This is a first for a major manufacturer outside the motorcycle industry to show its support for the U.S. ISDE team and is a credit to Mazda North America.
The fund-raising truck will be a 2007 Mazda B2300, and it will be on display at Tracy Mazda, 2680 Auto Plaza Way, Tracy, California. Donations can be made conveniently over the Internet via Paypal at www.isde4teamusa.com with a suggested donation of $30 per chance or two for $50.
The name of the winner will be drawn on October 28, 2007, at the finale of the AMA/FMF Racing National Hare & Hound Series near Lucerne Valley, California.
All proceeds will be used to help send America’s World Trophy and Junior World Trophy teams to Chile for the 82nd ISDE. Additionally, a portion will be used to help pay for transporting the 40-foot container that holds the bikes, spares and tools to La Serena—only the second time in history that the event has been held in South America.
The ISDE is the oldest continuously running form of world championship motorcycle racing and is often referred to as the Olympic Games of off-road motorcycling. Not only must a rider endure six punishing days of up to 200 miles per day on the trail, but the rider is the sole individual allowed to complete the major mechanical maintenance to keep his bike running; others may only add air to the tires or fuel to the tank.
Each year, countries from around the world send teams of their best riders to compete in several categories, with the FIM World Trophy the most coveted prize which a country’s six best racers strive for. The FIM Junior World Trophy (which the U.S. has won three times) is for teams of four; all four must be under 24 years old. There are also three-person Club teams with no age, gender or engine displacement stipulations.
This year’s U.S. World Trophy team consists of Jordan Brandt, Kurt Caselli, Fred Hoess, Jimmy Jarrett, Ron Schmelze and Rory Sullivan. The Junior World Trophy team from America—which won last year in New Zealand—is comprised of Russell Bobbitt (the sole returnee), David Kamo, Cole Kirkpatrick and Wally Palmer.
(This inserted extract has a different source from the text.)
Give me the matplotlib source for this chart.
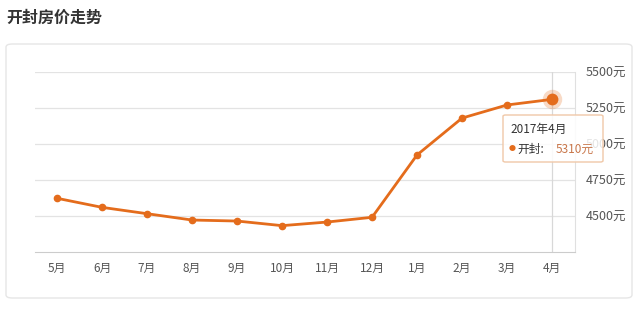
import matplotlib
matplotlib.use('Agg')
import matplotlib.pyplot as plt
from matplotlib.patches import FancyBboxPatch

plt.rcParams['font.family'] = ['Noto Sans CJK SC', 'DejaVu Sans']

# data
months = ['5月', '6月', '7月', '8月', '9月', '10月', '11月', '12月', '1月', '2月', '3月', '4月']
prices = [4623, 4560, 4516, 4472, 4465, 4433, 4458, 4491, 4924, 5180, 5271, 5310]
yticks = [4500, 4750, 5000, 5250, 5500]
title = '开封房价走势'
tip_date = '2017年4月'
tip_city = '开封'

orange = '#e46c1c'
W, H = 640, 309

fig = plt.figure(figsize=(6.4, 3.09), dpi=100)
fig.patch.set_facecolor('white')

# outer rounded frame
frame = FancyBboxPatch((6 / W, 1 - 298 / H), 626 / W, 254 / H,
                       boxstyle='round,pad=0,rounding_size=0.01',
                       transform=fig.transFigure, facecolor='white',
                       edgecolor='#e6e6e6', linewidth=1.0, zorder=-5)
fig.patches.append(frame)

fig.text(6 / W, 1 - 18 / H, title, fontsize=11.5, fontweight='bold',
         color='#333333', va='center', ha='left')

ax = fig.add_axes([35 / W, 1 - 252 / H, 540 / W, 180 / H])
ax.set_zorder(1)
ax.patch.set_visible(False)
x = list(range(len(months)))

ax.set_xlim(-0.49, 11.51)
ax.set_ylim(4250, 5500)
for y in yticks:
    ax.axhline(y, color='#e3e3e3', linewidth=0.9, zorder=0)
ax.axvline(x[-1], color='#d8d8d8', linewidth=0.9, zorder=0)

ax.plot(x, prices, color=orange, linewidth=2.0, marker='o', markersize=4.5,
        zorder=3, solid_capstyle='round', clip_on=False)
ax.plot(x[-1], prices[-1], 'o', color=orange, markersize=14, alpha=0.25, zorder=4,
        markeredgewidth=0, clip_on=False)
ax.plot(x[-1], prices[-1], 'o', color=orange, markersize=8.5, zorder=5,
        markeredgewidth=0, clip_on=False)

for s in ['left', 'top']:
    ax.spines[s].set_visible(False)
ax.spines['bottom'].set_color('#cccccc')
ax.spines['right'].set_color('#e0e0e0')

ax.yaxis.tick_right()
ax.set_yticks(yticks)
ax.set_yticklabels([f'{v}元' for v in yticks], fontsize=9, color='#555555')
ax.tick_params(axis='y', length=0, pad=8)
ax.set_xticks(x)
ax.set_xticklabels(months, fontsize=8.5, color='#555555')
ax.tick_params(axis='x', length=0, pad=7)

# tooltip
tip = FancyBboxPatch((503 / W, 1 - 162 / H), 100 / W, 47 / H,
                     boxstyle='round,pad=0,rounding_size=0.004',
                     transform=fig.transFigure, facecolor=(1, 1, 1, 0.85),
                     edgecolor='#f0c8a8', linewidth=1.0, zorder=10)
fig.patches.append(tip)
fig.text(510 / W, 1 - 129 / H, tip_date, fontsize=8.5, color='#333333',
         va='center', ha='left', zorder=11)
fig.text(509 / W, 1 - 149 / H, '●', fontsize=5, color=orange,
         va='center', ha='left', zorder=11)
fig.text(517 / W, 1 - 149 / H, tip_city + ':', fontsize=8.5, color='#333333',
         va='center', ha='left', zorder=11)
fig.text(556 / W, 1 - 149 / H, f'{prices[-1]}元', fontsize=8.5, color='#c8764a',
         va='center', ha='left', zorder=11)

plt.savefig('out.png', dpi=100, facecolor='white')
New this year will be a three-rider Women’s World Cup division, though the U.S. has sent three-woman teams before to compete in the Club category. Nicole Bradford, Lacy Jones and Amanda Mastin—all of whom have raced in at least one previous ISDE—will represent the U.S. in the Women’s World Cup. In addition, 30 other Americans will take part, divided into 10 U.S. Club teams.